Stored data
_ _ _ _

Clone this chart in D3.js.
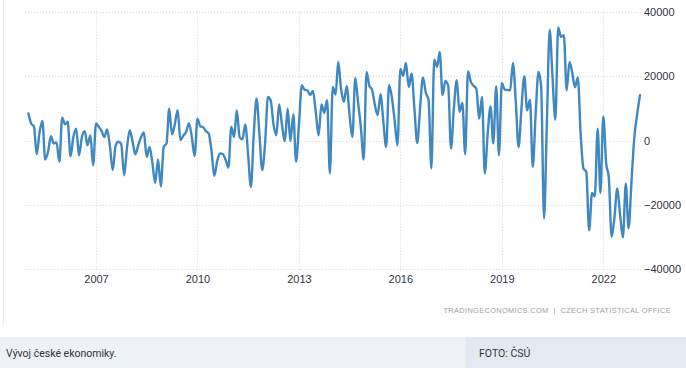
<!DOCTYPE html>
<html>
<head>
<meta charset="utf-8">
<script src="https://cdn.jsdelivr.net/npm/d3@7"></script>
<style>
  html, body { margin: 0; padding: 0; background: #fff; }
  svg { display: block; }
</style>
</head>
<body>
<svg id="chart" width="686" height="368"></svg>
<script>
// ---- data ----
const firstMonth = [2005, 0]; // January 2005, monthly observations
const values = [
  8400, 5200, 4400, -4300, 2500, 6100, -5900, -3500, 1300, -900, -600, -6600,
  7100, 5000, 5800, -4900, 1000, 3700, -4600, 1000, 2900, -1500, 1600, -7700,
  5300, 4200, 3000, 1100, 3400, -2000, -9200, -1500, -400, -1200, -10800, -2500,
  3200, -500, -4300, -1500, 1000, 2500, -5100, -2000, -7000, -13200, -5900, -14200,
  -2000, -900, 9900, 1900, 5000, 9400, 100, 1500, 2700, 5300, 1000, -4800,
  6800, 4400, 4200, 2900, 2200, -3000, -11000, -6500, -4000, -4200, -6000, -8400,
  4200, 1100, 9400, 1100, 300, 5000, -4000, -14400, 2000, 13000, 2000, -9200,
  -1000, 13500, 12500, 5000, 1600, 11200, 5000, -200, 9900, -200, 8200, -6600,
  5000, 17200, 15800, 15600, 14100, 15400, 9000, 1600, 11200, 8600, 12500, -10200,
  16600, 14300, 24400, 16000, 12000, 16900, 8000, 1100, 19400, 12000, 4000, -5900,
  21300, 16900, 15800, 11000, 7900, 14400, 6000, -2000, 17200, 13500, 6000, -1500,
  22200, 20100, 24100, 16600, 20800, 10000, -800, 10000, 19600, 15000, 12500, -8700,
  25100, 22900, 27500, 14100, 18500, 17000, -2500, 10000, 18700, 8900, 11700, -4300,
  21500, 18200, 17000, 16100, 6800, 13500, -10200, 2000, 10600, -900, 16900, -4600,
  17900, 15800, 15700, 15600, 24100, 12000, -2000, 10000, 20000, 9400, 12700, -8200,
  8000, 21300, 16600, -24200, 5000, 34300, 20000, 6500, 35100, 32200, 32700, 15600,
  24400, 20800, 16500, 19600, 2200, -8700, -9700, -27900, -16300, -17300, 3700, -16300,
  7500, -7100, -11300, -29900, -24000, -14900, -23000, -30100, -13400, -27300, -13000, 600,
  8000, 14100
];
const yTicks = [40000, 20000, 0, -20000, -40000];
const xTickYears = [2007, 2010, 2013, 2016, 2019, 2022];
const sourceText = "TRADINGECONOMICS.COM  |  CZECH STATISTICAL OFFICE";
const captionText = "Vývoj české ekonomiky.";
const creditText = "FOTO: ČSÚ";

// ---- build ----
const data = values.map((v, i) => ({ date: new Date(firstMonth[0], firstMonth[1] + i, 1), value: v }));

const svg = d3.select("#chart");
const plotLeft = 25, plotRight = 642, plotTop = 11.7, plotBottom = 269.3;

const x = d3.scaleTime()
  .domain([new Date(2007, 0, 1), new Date(2022, 0, 1)])
  .range([96, 603.3]);
const y = d3.scaleLinear().domain([-40000, 40000]).range([plotBottom, plotTop]);

// left border line
svg.append("line").attr("x1", 3.5).attr("x2", 3.5).attr("y1", 0).attr("y2", 325)
  .attr("stroke", "#ececec").attr("stroke-width", 1);

// horizontal grid
svg.append("g").selectAll("line").data(yTicks).join("line")
  .attr("x1", plotLeft).attr("x2", plotRight)
  .attr("y1", d => Math.round(y(d)) + 0.5).attr("y2", d => Math.round(y(d)) + 0.5)
  .attr("stroke", "#d9d9d9").attr("stroke-width", 1).attr("stroke-dasharray", "1,2");

// vertical grid
const xTickDates = xTickYears.map(yr => new Date(yr, 0, 1));
svg.append("g").selectAll("line").data(xTickDates).join("line")
  .attr("x1", d => Math.round(x(d)) + 0.5).attr("x2", d => Math.round(x(d)) + 0.5)
  .attr("y1", plotTop - 1).attr("y2", plotBottom + 1)
  .attr("stroke", "#d9d9d9").attr("stroke-width", 1).attr("stroke-dasharray", "1,2");

// y axis (right)
const yAxis = d3.axisRight(y).tickValues(yTicks).tickSize(0).tickPadding(2)
  .tickFormat(d3.format("d"));
const gy = svg.append("g").attr("transform", `translate(${plotRight},0)`).call(yAxis);
gy.select(".domain").remove();
gy.selectAll("text").attr("font-family", "'Liberation Sans', Arial, sans-serif")
  .attr("font-size", 11).attr("fill", "#333342");

// x axis
const xAxis = d3.axisBottom(x).tickValues(xTickDates).tickSize(0).tickPadding(0)
  .tickFormat(d3.timeFormat("%Y"));
const gx = svg.append("g").attr("transform", `translate(0,${plotBottom + 6})`).call(xAxis);
gx.select(".domain").remove();
gx.selectAll("text").attr("font-family", "'Liberation Sans', Arial, sans-serif")
  .attr("font-size", 11).attr("fill", "#333342");

// line
const line = d3.line().x(d => x(d.date)).y(d => y(d.value)).curve(d3.curveMonotoneX);
svg.append("path").datum(data)
  .attr("d", line).attr("fill", "none")
  .attr("stroke", "#3f88c2").attr("stroke-width", 2.4)
  .attr("stroke-linejoin", "round").attr("stroke-linecap", "round");

// source
svg.append("text").attr("x", 671).attr("y", 313).attr("text-anchor", "end")
  .attr("font-family", "'Liberation Sans', Arial, sans-serif").attr("font-size", 7.4)
  .attr("letter-spacing", 0.35)
  .attr("fill", "#a0a0a0").attr("xml:space", "preserve").text(sourceText);

// caption bar
svg.append("rect").attr("x", 0).attr("y", 337).attr("width", 686).attr("height", 31).attr("fill", "#eef2f7");
svg.append("rect").attr("x", 466).attr("y", 337).attr("width", 220).attr("height", 31).attr("fill", "#e3e9f1");
svg.append("text").attr("x", 6).attr("y", 357)
  .attr("font-family", "Roboto, 'Noto Sans', sans-serif").attr("font-size", 10.5)
  .attr("fill", "#333").text(captionText);
svg.append("text").attr("x", 479).attr("y", 357)
  .attr("font-family", "Roboto, 'Noto Sans', sans-serif").attr("font-size", 10.5)
  .attr("fill", "#333").text(creditText);
</script>
</body>
</html>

_ _ _ _

Directive
From the material above, count the lines that include "chart" and give only the total.

Task answer
3